Air Chief Marshal Rakesh Kumar Singh Bhadauria led the team that negotiated the purchase of 36 Rafale jets from France, but he is a strong supporter of the Make in India programme. He played a major role in the development of the indigenously-made light combat aircraft Tejas. In an exclusive interview, Bhadauria explained why being self-reliant is the only long-term solution to ensure India’s security. Excerpts:

Q/ How is the Air Force preparing to become self-reliant through the Atmanirbhar Bharat mission?

A/ The vision of Atmanirbhar Bharat finds innate resonance with the planning process in the Indian Air Force. The IAF has had indigenously designed aircraft such as HT-2 and HF-24, and versions of Kiran and the [Tejas] MK1. Among indigenously manufactured aircraft are the Gnat, MiG-21, MiG-27, Jaguar, Avro (HS-748), Chetak, Cheetah, Dornier 228, Hawk and Su-30. [Also, the domestic industry has] upgraded MiG-21, MiG-27, MiG-29, Mirage, Jaguar, Dornier 228, An-32 and Mi-17.

Q/ How self-reliant is the IAF in air-defence systems?

A/ All our current inductions in the ecosystem of ground-operated radars are either indigenously designed or made by Bharat Electronics Ltd. Among airborne radars, we have already inducted the AEW&C (airborne early warning and control system). We have also inducted indigenous missile systems and locally manufactured early-warning suites for our fighter fleet. Certain critical operation support systems such as the integrated air command and control system (IACCS), the air force network (AFNet) and integrated materials management online system (IMMOLS) are completely home-grown.

Q/ Which are the future air assets—like fighter jets, transport planes, helicopters and trainer jets—that can be made indigenously?

A/ The indigenous projects that we wholeheartedly support include the advanced light helicopter, Tejas MK1A and its future upgrades, light combat helicopters, and the HTT-40 trainer jet. In medium- to long-term, we have placed our trust in the fifth-generation advanced medium combat aircraft project. The Avro replacement project, which will be under Make in India, has the potential for orders from the civil sector as well. Overall, our requirements provide a huge opportunity for the domestic aviation industry to evolve rapidly.

Q/ What is the scope of the Atmanirbhar Bharat mission in the IAF?

A/ [The Air Force wants] the domestic industry to develop niche technologies specific to military aviation.
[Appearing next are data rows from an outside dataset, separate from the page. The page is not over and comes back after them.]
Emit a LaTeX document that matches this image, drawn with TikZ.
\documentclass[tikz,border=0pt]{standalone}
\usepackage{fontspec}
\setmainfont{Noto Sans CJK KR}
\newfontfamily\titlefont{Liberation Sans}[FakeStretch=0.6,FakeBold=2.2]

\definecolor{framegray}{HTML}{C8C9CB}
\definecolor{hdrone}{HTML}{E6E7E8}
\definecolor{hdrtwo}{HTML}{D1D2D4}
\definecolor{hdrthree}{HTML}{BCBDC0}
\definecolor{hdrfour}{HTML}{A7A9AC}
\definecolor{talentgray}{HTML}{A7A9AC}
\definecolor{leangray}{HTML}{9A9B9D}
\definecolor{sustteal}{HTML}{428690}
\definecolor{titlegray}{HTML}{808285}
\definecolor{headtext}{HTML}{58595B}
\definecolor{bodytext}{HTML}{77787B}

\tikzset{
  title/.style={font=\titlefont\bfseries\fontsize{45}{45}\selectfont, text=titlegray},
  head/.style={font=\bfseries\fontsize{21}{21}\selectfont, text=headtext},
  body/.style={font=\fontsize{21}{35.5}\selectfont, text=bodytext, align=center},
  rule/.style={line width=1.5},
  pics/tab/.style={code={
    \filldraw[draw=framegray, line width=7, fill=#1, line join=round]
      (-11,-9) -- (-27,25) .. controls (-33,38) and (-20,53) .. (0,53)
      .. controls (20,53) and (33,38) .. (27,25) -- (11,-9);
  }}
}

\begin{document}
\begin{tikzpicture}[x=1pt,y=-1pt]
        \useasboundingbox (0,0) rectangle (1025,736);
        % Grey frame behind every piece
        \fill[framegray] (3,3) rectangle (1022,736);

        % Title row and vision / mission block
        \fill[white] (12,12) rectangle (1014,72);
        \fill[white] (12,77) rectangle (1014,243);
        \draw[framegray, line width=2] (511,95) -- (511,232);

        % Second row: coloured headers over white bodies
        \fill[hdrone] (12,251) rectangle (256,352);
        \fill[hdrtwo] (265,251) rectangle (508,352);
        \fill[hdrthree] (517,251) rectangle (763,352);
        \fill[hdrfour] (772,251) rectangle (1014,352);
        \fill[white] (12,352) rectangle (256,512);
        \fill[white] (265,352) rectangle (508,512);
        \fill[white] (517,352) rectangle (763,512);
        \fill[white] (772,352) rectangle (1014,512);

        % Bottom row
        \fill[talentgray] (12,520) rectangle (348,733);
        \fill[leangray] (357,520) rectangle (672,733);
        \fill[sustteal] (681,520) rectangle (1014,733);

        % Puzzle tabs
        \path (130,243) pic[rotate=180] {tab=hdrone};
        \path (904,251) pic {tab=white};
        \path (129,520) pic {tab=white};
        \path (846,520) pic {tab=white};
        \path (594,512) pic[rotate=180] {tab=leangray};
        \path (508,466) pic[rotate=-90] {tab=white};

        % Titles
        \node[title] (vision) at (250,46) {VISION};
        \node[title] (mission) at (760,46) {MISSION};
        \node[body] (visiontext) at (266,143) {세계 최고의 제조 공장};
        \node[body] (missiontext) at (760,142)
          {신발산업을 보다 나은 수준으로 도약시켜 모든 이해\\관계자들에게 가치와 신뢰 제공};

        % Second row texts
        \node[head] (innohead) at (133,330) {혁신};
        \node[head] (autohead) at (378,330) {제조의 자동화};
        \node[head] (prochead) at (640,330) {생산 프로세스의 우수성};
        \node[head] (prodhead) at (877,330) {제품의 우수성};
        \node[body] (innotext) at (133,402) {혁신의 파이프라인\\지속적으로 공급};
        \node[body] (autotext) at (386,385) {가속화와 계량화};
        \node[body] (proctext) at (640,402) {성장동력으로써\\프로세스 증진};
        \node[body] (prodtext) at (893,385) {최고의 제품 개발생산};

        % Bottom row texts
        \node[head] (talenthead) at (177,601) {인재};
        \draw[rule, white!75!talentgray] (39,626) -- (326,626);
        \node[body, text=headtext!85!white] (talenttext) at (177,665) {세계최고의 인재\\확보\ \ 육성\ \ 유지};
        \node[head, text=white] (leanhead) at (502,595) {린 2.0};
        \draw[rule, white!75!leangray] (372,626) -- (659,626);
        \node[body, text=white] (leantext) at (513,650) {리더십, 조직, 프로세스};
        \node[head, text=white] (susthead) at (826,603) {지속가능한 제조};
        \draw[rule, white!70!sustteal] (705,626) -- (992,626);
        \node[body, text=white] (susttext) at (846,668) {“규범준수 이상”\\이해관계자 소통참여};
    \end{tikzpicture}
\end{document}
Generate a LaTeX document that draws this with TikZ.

This is indeed a golden period of opportunity for all stakeholders in the Indian aviation industry. We must remember that in the long run, a strong, indigenous and self-reliant defence ecosystem is the only counter to the technology, weapons and platforms that our adversaries have or will have.

Q/ Is being self-reliant the only solution to future wars?

A/ India’s wars—today or in the future—will have to be fought by us alone. Atmanirbharta is the only long-term solution.